El cambio está en el campo

Juan Manuel Ospina
04 de mayo de 2018 - 04:00 a. m.

Suenan mucho pero a la hora de la verdad no son muy tenidos en cuenta y, cuando lo son, es más como actores de reparto que como lo que son: los protagonistas principales de esa gran tarea de transformar este país desde sus cimientos rurales. Son ellos, las gentes del campo y sus gobiernos territoriales, los de la olvidada vereda y el descaecido municipio, los primeros interesados y principales actores/ejecutores de esa transformación, sin la cual Colombia seguirá siendo un país en obra negra, construido en arenas movedizas.

Y hablamos de las tareas de construcción de una paz verdadera, que podríamos equiparar con el logro progresivo de una convivencia civilizada y progresista en el seno de una sociedad diversa en todo sentido. Lo que se debe tener claro es que, más allá del resultado final de la terminación del conflicto, Colombia no puede atrasar más su tarea transformadora, so pena de hundirse cada vez más en un oscuro callejón de sinrazón.

Si uno mira los Acuerdos y el tímido inicio de su ejecución, y si mantiene en la mente lo que ha sido la experiencia colombiana en este terreno, es imposible no aterrarse de cómo se ha subestimado por no decir desconocido la fuerza y capacidad de nuestra ruralidad —de campesinos, técnicos y conocedores en terreno, empresarios y grupos étnicos— para sobrevivir en medio de los conflictos múltiples que los han acosado. Y los continúan acosando y afectando su vidas, patrimonios e ingresos, en medio de una indiferencia proverbial de los poderes públicos que les destinan toda suerte de elogios en los discursos, para olvidarlos en el momento de la decisión. En medio de tanta adversidad nuestra ruralidad no le ha fallado a Colombia: allí ha estado para alimentar el país y generarle divisas. Pero las políticas de posconflicto vuelven a dejar de lado al gran capital social de nuestros campos que se expresa en sus organizaciones gremiales, temáticas y comunitarias, que fueron severamente golpeadas por los grupos armados que operaban libremente en unos campos desamparados.

Es con esas organizaciones y ese capital institucional como se puede y debe arrancar el proceso de transformación, al compás de las necesidades y voluntad de los ciudadanos. Se trata de una acción descentralizada que acompañe el Gobierno Nacional en el presupuesto, en el lineamiento de los principales ejes de acción y en la realización de aquellas obras y el diseño de políticas que por su naturaleza son del ámbito nacional, pero que debe planear y ejecutar teniendo siempre presente que al frente está la gente con sus territorios. Con la gente sudando la camiseta se botará menos plata haciendo lo superfluo y la corrupción podrá ser finalmente controlada. Olvidar esto ha sido causa principal del mal Estado que tenemos, alejado de la gente y encerrado en Bogotá con su burocracia.
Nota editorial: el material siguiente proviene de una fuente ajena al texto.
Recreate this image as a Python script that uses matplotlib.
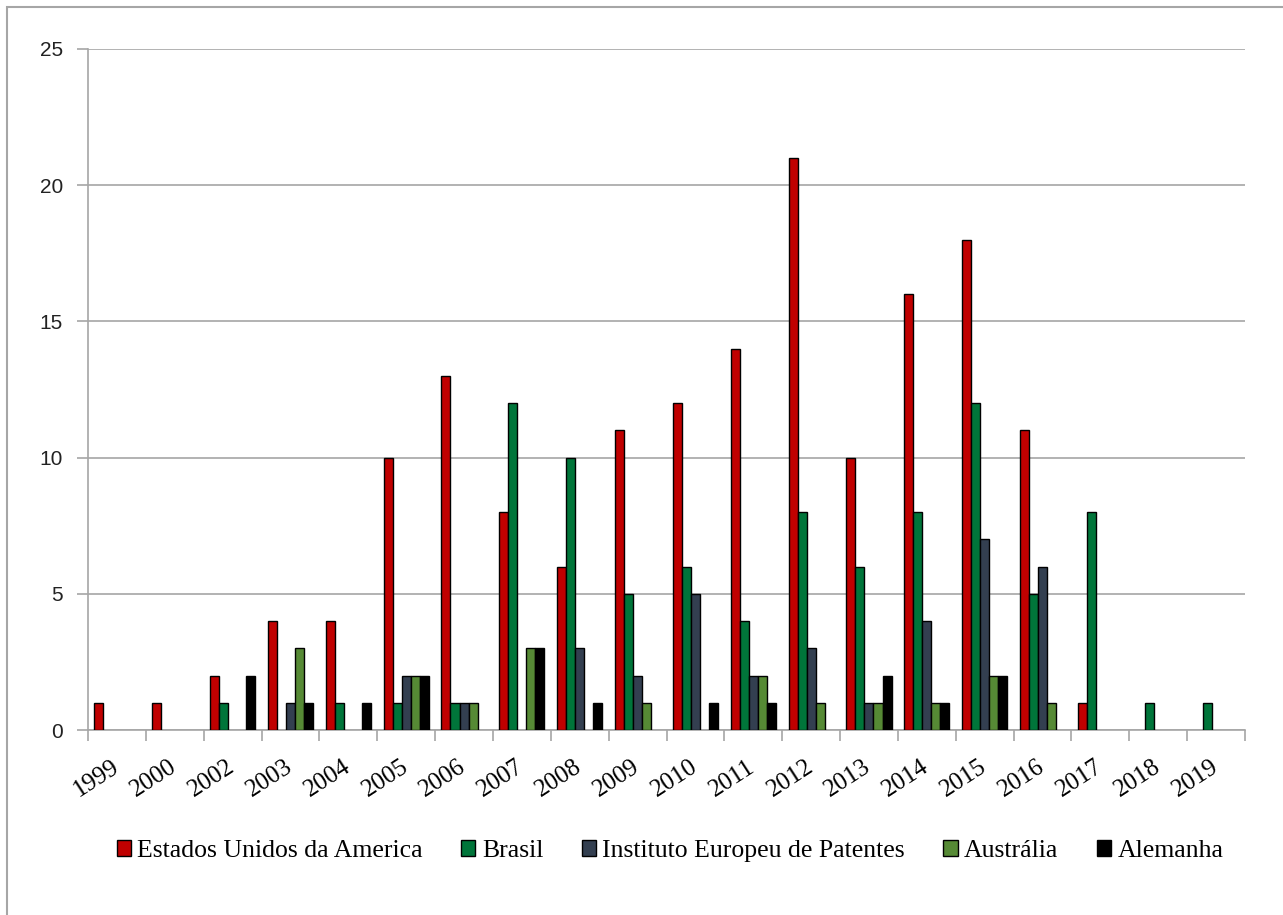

El otro gran olvidado, desde los acuerdos habaneros mismos, son los gobiernos territoriales, con lo cual Gobierno y guerrilla sucumbieron al mal colombiano: el centralismo que considera que fuera de Bogotá no hay sino monte y atraso. Es increíble que no esté el reordenamiento, casi que la reinvención de nuestro endeble e incompetente Estado, en el corazón de la propuesta. Reinvención que significa  parar al Estado en los pies y  bajarlo de  una nube a 2.700 metros de la tierra. Es mucho el tiempo y los rodos de dinero empleados en el rediseño del Estado central —creando entidades, liquidando ministerios, trasladando personal y funciones de una oficina a otra y, contrariando el espíritu de la Constitución, olvidando sistemáticamente el peso de las realidades territoriales—. Nada se ha  avanzado al respecto y mientras tanto seguimos cautivos de la organización institucional y de procedimientos que nos llevaron a la crítica situación actual, que no se corregirá haciendo más de lo mismo.